### STATED GOAL:
Of all the lines in the material, how many contain the word "chart"? State the number alone.

+--

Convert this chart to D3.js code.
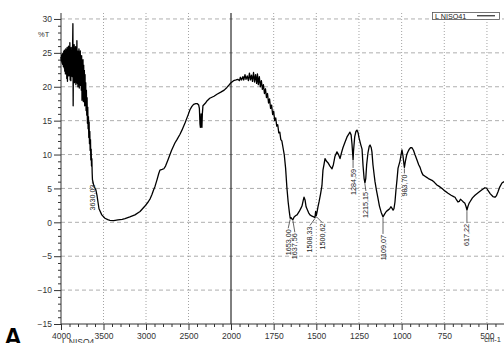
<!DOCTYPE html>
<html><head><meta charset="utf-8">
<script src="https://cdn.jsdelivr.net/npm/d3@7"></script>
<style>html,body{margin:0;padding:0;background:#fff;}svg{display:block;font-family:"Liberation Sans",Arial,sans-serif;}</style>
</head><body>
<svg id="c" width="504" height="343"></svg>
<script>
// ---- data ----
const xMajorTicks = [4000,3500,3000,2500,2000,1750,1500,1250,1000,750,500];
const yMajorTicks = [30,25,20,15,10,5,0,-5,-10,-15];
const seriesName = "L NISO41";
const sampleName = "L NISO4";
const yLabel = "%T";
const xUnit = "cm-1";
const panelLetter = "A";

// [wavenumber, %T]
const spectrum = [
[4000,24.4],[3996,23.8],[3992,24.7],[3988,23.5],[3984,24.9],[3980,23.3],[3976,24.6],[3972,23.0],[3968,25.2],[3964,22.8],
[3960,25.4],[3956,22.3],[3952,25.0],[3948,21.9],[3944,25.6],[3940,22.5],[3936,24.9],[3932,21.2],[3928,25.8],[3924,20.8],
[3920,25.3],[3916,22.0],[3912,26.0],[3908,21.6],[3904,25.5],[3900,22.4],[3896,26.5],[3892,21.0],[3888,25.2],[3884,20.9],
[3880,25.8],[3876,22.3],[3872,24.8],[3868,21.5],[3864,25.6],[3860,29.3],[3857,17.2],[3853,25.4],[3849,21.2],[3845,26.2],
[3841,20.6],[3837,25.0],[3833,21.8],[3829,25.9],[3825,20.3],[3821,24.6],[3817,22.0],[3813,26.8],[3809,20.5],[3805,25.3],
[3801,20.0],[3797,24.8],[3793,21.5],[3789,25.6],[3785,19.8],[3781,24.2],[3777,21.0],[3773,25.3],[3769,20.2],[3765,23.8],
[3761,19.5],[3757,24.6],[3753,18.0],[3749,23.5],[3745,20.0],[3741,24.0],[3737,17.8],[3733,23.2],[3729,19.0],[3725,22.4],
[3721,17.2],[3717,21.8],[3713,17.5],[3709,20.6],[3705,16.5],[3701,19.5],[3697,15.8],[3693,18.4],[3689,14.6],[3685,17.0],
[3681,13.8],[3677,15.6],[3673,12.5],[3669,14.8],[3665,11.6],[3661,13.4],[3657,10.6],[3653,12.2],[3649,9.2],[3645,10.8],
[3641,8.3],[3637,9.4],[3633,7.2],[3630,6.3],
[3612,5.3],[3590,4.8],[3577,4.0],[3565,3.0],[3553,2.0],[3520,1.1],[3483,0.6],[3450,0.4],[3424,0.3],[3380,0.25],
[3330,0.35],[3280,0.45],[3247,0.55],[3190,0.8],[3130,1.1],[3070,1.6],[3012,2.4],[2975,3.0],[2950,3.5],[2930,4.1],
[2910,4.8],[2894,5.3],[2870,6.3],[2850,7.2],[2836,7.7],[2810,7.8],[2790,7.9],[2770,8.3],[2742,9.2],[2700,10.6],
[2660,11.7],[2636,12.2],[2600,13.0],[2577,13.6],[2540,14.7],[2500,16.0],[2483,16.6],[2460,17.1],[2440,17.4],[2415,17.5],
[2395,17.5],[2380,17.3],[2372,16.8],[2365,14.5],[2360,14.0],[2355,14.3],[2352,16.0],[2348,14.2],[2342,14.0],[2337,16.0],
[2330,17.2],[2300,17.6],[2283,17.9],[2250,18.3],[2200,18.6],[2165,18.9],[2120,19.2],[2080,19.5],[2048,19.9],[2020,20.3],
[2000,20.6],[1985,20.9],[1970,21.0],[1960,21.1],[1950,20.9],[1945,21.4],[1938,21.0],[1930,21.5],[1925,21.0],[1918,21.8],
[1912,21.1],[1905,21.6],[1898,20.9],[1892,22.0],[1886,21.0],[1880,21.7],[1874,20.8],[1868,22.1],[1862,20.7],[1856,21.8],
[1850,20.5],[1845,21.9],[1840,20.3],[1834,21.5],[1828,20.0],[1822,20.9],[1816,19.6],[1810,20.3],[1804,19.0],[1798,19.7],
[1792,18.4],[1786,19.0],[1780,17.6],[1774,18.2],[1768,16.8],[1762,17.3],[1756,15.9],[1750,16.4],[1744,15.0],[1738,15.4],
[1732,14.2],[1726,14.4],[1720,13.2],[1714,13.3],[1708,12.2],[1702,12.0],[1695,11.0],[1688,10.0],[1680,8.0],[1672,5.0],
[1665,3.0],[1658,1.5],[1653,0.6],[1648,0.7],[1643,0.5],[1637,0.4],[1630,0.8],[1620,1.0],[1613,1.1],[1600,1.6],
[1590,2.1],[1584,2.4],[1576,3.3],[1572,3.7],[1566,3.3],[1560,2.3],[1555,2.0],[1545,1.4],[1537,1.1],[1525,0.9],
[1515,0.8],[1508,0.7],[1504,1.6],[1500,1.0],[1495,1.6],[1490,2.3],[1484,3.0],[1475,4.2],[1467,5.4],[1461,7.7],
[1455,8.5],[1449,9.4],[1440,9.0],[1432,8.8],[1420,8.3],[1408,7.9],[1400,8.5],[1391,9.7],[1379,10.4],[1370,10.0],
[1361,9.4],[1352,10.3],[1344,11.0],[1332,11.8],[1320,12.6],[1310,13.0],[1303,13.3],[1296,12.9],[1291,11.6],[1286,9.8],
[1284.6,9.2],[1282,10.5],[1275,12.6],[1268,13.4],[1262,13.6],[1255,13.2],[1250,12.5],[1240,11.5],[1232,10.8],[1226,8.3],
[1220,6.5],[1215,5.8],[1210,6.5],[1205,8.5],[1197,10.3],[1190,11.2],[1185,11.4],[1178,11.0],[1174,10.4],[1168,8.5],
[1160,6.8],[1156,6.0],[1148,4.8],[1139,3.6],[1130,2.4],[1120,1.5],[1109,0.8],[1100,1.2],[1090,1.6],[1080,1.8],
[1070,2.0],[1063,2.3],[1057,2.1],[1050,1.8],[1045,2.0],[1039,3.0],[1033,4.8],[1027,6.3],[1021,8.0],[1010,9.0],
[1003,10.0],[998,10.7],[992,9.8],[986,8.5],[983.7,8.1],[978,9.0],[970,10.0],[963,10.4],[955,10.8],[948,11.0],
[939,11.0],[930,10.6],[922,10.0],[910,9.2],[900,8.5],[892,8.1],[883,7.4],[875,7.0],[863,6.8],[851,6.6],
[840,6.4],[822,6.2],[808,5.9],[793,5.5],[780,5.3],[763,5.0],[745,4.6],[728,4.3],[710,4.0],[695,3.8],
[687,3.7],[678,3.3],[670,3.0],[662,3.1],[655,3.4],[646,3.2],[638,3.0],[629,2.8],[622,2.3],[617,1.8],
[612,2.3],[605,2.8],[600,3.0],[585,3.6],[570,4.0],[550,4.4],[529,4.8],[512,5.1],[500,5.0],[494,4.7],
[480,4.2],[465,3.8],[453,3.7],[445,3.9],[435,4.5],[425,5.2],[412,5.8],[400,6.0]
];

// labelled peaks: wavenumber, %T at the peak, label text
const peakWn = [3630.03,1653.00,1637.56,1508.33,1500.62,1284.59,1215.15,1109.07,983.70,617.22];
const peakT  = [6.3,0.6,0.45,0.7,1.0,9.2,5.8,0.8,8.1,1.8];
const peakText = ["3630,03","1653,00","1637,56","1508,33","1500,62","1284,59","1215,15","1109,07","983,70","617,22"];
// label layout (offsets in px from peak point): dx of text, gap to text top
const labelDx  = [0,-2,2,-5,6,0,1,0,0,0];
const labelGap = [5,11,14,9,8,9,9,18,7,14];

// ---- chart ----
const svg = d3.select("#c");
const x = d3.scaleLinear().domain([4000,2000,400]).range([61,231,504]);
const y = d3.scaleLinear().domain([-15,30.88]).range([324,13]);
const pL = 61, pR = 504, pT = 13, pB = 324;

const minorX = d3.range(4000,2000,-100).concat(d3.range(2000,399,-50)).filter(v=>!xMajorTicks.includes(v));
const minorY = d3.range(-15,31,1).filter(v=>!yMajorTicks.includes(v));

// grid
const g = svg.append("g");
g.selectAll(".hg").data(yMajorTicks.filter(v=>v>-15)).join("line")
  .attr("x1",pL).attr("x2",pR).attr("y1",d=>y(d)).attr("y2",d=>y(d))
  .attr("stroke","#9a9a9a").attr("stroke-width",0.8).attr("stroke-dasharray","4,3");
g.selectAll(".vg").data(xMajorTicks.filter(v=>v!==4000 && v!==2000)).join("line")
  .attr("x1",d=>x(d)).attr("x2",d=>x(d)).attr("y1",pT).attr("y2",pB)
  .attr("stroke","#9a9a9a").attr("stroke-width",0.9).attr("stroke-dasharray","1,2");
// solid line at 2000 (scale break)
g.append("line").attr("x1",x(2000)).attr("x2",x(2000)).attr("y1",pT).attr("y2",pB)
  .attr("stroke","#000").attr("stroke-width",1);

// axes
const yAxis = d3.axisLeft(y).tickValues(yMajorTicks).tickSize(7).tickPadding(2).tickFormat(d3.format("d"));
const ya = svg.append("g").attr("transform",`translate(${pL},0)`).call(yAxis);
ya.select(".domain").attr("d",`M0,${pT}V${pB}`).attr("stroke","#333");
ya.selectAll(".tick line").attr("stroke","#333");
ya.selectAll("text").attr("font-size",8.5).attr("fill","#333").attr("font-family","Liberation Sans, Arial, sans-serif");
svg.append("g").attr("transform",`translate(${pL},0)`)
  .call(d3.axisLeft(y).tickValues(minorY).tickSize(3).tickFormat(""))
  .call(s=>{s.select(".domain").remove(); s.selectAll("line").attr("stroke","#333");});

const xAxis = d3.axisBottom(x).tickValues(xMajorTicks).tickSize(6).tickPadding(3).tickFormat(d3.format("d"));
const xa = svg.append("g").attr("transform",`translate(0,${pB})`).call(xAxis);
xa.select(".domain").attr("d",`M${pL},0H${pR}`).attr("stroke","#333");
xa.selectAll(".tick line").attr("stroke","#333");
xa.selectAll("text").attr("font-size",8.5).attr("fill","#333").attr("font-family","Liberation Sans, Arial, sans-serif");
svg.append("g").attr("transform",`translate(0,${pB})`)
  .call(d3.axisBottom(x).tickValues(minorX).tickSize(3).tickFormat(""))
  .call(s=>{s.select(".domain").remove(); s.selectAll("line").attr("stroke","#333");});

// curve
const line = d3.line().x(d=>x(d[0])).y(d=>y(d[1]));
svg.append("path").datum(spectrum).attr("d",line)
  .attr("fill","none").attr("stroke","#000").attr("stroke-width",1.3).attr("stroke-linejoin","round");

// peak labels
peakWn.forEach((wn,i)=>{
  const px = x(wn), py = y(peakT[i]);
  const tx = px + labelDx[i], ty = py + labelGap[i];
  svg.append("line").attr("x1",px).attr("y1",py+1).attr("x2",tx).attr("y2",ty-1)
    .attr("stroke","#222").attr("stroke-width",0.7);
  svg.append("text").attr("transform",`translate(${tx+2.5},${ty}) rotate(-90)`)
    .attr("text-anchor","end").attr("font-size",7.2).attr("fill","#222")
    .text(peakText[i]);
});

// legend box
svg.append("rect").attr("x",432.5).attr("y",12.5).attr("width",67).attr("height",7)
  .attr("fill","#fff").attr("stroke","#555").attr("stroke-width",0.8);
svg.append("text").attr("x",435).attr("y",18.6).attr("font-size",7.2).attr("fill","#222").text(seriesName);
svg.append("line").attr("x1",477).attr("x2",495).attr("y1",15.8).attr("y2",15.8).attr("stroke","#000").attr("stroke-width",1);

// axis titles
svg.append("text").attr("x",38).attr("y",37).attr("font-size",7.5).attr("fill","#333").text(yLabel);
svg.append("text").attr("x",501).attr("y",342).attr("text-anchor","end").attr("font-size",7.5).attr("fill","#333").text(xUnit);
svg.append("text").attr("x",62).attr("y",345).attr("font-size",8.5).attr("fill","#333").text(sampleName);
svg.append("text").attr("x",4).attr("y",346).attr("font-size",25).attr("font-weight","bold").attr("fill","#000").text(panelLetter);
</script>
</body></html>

+--

### WRITTEN RESPONSE:
2